A tutti è capitato di vedersi più o meno belli in fotografia. In molti casi il merito (o demerito) è solo nostro, oppure del fotografo che ci ha colti nell’istante giusto (o sbagliato), ma una certa responsabilità ce l’ha anche la lunghezza focale dell’obiettivo usato.
Il fotografo Stephen Eastwood ha deciso di fare un semplice esperimento: ha scattato dieci ritratti alla stessa modella, con obiettivi da 19 a 350 millimetri, mantenendo costante composizione e luce ma variando, ovviamente, la distanza dal soggetto. Il risultato parla da solo.

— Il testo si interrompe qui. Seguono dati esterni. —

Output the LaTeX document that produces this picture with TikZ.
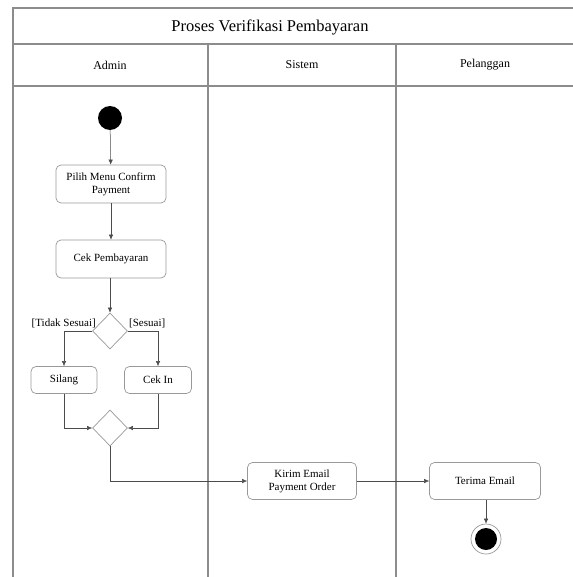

La faccenda sta tutta nella distorsione. Le lenti alterano la visione rispetto a quella dei nostri occhi, deviando la luce e portando la realtà tridimensionale sulla superficie piatta del fotogramma. Con focali molto corte questa distorsione è eccessiva e ci trasforma in mostri, ma anche all’altro estremo c’è qualcosa che non va: con il 350mm la faccia è piatta e larga, comunque innaturale.
L’interessante è notare che trovando la “giusta misura” questa distorsione può essere addirittura positiva.
In genere si dice che l’ottica migliore per i ritratti sia il 135mm ma, dato che la mente dell’osservatore prende per buono il risultato finale, non c’è niente di male a scoprire che magari si è più fotogenici se inquadrati da un 90 o un 200mm.